2. The method of claim 1, wherein the stripping vapor is a first stripping vapor, the method further comprising:

injecting a second stripping vapor into the condensate fractionator tower, wherein introducing the second stripping vapor into the condensate fractionator tower allows for the operating temperature of the condensate fractionator tower to be further decreased while achieving the required condensate recovery rate.

3. The method of claim 2, wherein the second stripping vapor is routed from a debutanizer.

4. The method of claim 2, wherein an introduction of at least one of the first stripping vapor or the second stripping vapor indicates a mass transfer resulting in the production of the condensate product.

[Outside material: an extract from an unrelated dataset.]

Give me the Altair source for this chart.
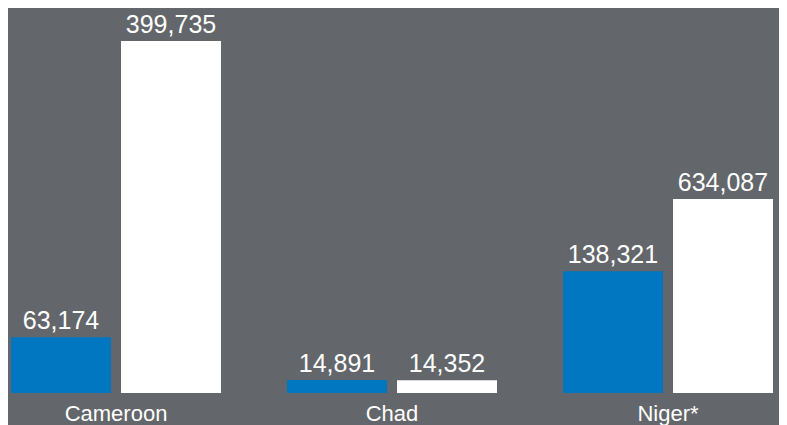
import altair as alt
import pandas as pd

countries = ["Cameroon", "Chad", "Niger*"]
series = ["Series A", "Series B"]
# labelled values
blue_values = [63174, 14891, 138321]
white_values = [399735, 14352, 634087]
# bar lengths as drawn (Niger* second bar is drawn shorter than its label)
blue_bar_values = [63174, 14891, 138321]
white_bar_values = [399735, 14352, 220300]

rows = []
for i, c in enumerate(countries):
    rows.append({"country": c, "series": series[0], "bar": blue_bar_values[i],
                 "label": f"{blue_values[i]:,}"})
    rows.append({"country": c, "series": series[1], "bar": white_bar_values[i],
                 "label": f"{white_values[i]:,}"})
df = pd.DataFrame(rows)

FONT = "Liberation Sans"

x = alt.X("country:N", sort=countries,
          scale=alt.Scale(paddingInner=0.2391, paddingOuter=0, range=[3, 765]),
          axis=alt.Axis(title=None, domain=False, ticks=False, labelAngle=0,
                        labelFontSize=22, labelFont=FONT, labelColor="white",
                        labelPadding=10))
xo = alt.XOffset("series:N", sort=series,
                 scale=alt.Scale(paddingInner=0.0909, paddingOuter=0))
y = alt.Y("bar:Q", scale=alt.Scale(domain=[0, 437200]), axis=None)

bars = alt.Chart(df).mark_bar().encode(
    x=x, xOffset=xo, y=y,
    color=alt.Color("series:N", sort=series,
                    scale=alt.Scale(domain=series, range=["#0077c0", "#ffffff"]),
                    legend=None),
)

labels = alt.Chart(df).mark_text(
    baseline="alphabetic", dy=-8, fontSize=25, font=FONT, color="white"
).encode(x=x, xOffset=xo, y=y, text="label:N")

chart = (bars + labels).properties(
    width=771, height=385,
    autosize=alt.AutoSizeParams(type="none"),
    padding={"left": 0, "top": 0, "right": 0, "bottom": 32},
    background="#63666a",
).configure_view(stroke=None)

chart.save("out.html", embed_options={"renderer": "svg", "actions": False})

5. The method of claim 1, wherein the stripping vapor is routed from a pre flash drum.

6. The method of claim 1, wherein the condensate product meets a pipeline specification requirement.

7. The method of claim 6, wherein the pipeline specification requirement includes a range relating to at least one of a density, a viscosity or an American Petroleum Institute (API) rating.

8. The method of claim 1, wherein the stripping vapor includes at least one of butane (C4) or heavy hydrocarbons (C5+).

9. The method of claim 1, wherein the operating temperature is reduced below an autoignition temperature.

10. A system comprising:

a condensate fractionator tower;

a stripping vapor injection system configured to inject a stripping vapor into the condensate fractionator tower, allowing for an operating temperature of the condensate fractionator tower to be decreased while achieving a required condensate recovery rate;

a light oil storage to receive a light oil product produced by the system; and

a condensate storage to receive a condensate produced by the system.

11. The system of claim 10, wherein the stripping vapor is a first stripping vapor, wherein the stripping vapor injection system injects a second stripping vapor into the condensate fractionator tower, wherein introducing the second stripping vapor into the condensate fractionator tower allows for the operating temperature of the condensate fractionator tower to be further decreased while achieving the required condensate recovery rate.

12. The system of claim 11, wherein the second stripping vapor is routed from a debutanizer.

13. The system of claim 11, wherein an introduction of at least one of the first stripping vapor or the second stripping vapor indicates a mass transfer resulting in the production of the condensate product.

14. The system of claim 10, wherein the stripping vapor is routed from a pre flash drum.

15. The system of claim 10, wherein the condensate product meets a pipeline specification requirement.

16. The system of claim 15, wherein the pipeline specification requirement includes a range relating to at least one of a density, a viscosity or an American Petroleum Institute (API) rating.

17. The system of claim 10, wherein the stripping vapor includes at least one of butane (C4) or heavy hydrocarbons (C5+).

18. The system of claim 10, wherein the operating temperature is reduced below an autoignition temperature.

19. A system comprising:

a stripping vapor injection system configured to inject at least one stripping vapor into a condensate fractionator tower, allowing for an operating temperature of the condensate fractionator tower to be decreased while achieving a required condensate recovery rate;

a light oil storage to receive a light oil product produced by the system; and

a condensate storage to receive a condensate produced by the system.

20. The system of claim 19, wherein the operating temperature is reduced below an autoignition temperature.